O Jornal O Globo, destaca em reportagem especial, que em Sobradinho, Bahia, a barragem cumpriu a profecia de Antônio Conselheiro de que o sertão viraria mar. Agora, é o mar que vira sertão. Sob a luz forte do sol quente do semiárido, Sobradinho, o maior reservatório construído ao longo do Rio São Francisco, exibe toda a sua grandiosidade. De um lado da parede da barragem, o Velho Chico com suas curvas naturais. Do outro, a água retida pela obra do homem se espalha para além do que a vista pode alcançar.
A reportagem assinada por Ana Lúcia Azevedo diz que em meio a essa terra com as marcas do surrealismo, corre o Velho Chico, o maior rio totalmente brasileiro e o único perene a atravessar o semiárido. Não se vê mais o Rio da Integração Nacional, das glórias dos livros de História, imortalizado em verso e prosa.

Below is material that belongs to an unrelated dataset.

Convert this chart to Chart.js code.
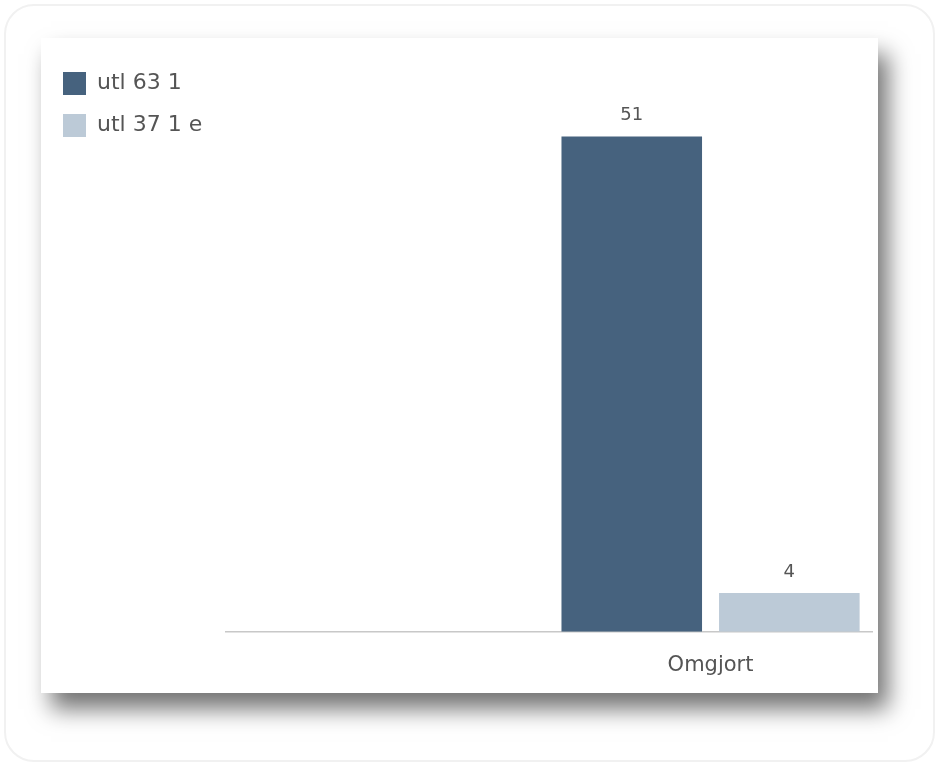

Segundo a reportagem o Velho Chico da vida real sufoca com esgoto. No Médio São Francisco, onde fica Pilão Arcado, por exemplo só 22,9% da população têm coleta de esgoto e este vai para o rio. 'Chico, o rio brasileiro com o maior número de barramentos e barragens (Três Marias, Sobradinho, Itaparica, Paulo Afonso e Xingó), está largo e raso pelo assoreamento. Foi despojado de nascentes, afluentes e teve as matas que protegiam as margens de seus 2.863 quilômetros de extensão reduzidas a 2%. Nos últimos 30 anos, o volume de água na bacia do São Francisco caiu 50%", revela Ana.
O Globo acusa que rio agoniza, usado à exaustão, castigado pelo clima, um microcosmo da crise hídrica nacional. No Velho Chico, a fartura de peixes é tão parte do passado quanto às riquezas em gado e exploração de carnaúbas que alimentaram, até meados de século XX. Os peixes perderam diversidade, quantidade e tamanho, mostram estudos da Universidade Federal do Vale do São Francisco (Univasf). Surubins e dourados nativos do São Francisco nadam ali em abundância só nas águas da história. Quando muito, se pescam curimatãs, piaus e piabas. Vez por outra, uma maria-do-oião.
"O Velho Chico sobrevive apenas nas nascentes e cabeceiras. Em sua maior parte, ele se tornou um mero canal por onde passa água. Perdeu quase todas as cachoeiras e corredeiras. São elas que oxigenam a água. Perdeu quase a totalidade das matas ciliares, que protegem as margens, os riachos e regulam o fluxo de sedimentos. Um rio é um propulsor de vida. Ele carrega mais do que água. Traz animais, plantas, nutrientes. O São Francisco está em extinção", afirma um dos maiores especialistas no estudo do rio e da caatinga, José Alves de Siqueira Filho, diretor e fundador do Centro de Referência para Áreas Degradadas da Caatinga, no campus da Univasf, em Petrolina (PE).
O Jornal revela que com 320 quilômetros de extensão e 4.214 quilômetros quadrados de área inundada, Sobradinho foi inaugurado em 1974, um ícone dos projetos monumentais da ditadura. Já foi o maior lago artificial do mundo, hoje ainda o é da América Latina. Foi criado no interior no coração do semiárido com as águas represadas do São Francisco para gerar energia para o Nordeste. Como na música homônima de Sá & Guarabyra, o lago de Sobradinho fez o sertão virar mar. Mas já faz tempo que suas bordas começaram a virar de novo sertão. E a seca histórica do últimos sete anos, a mais severa e longa registrada no semiárido nordestino, exauriu ainda mais o reservatório.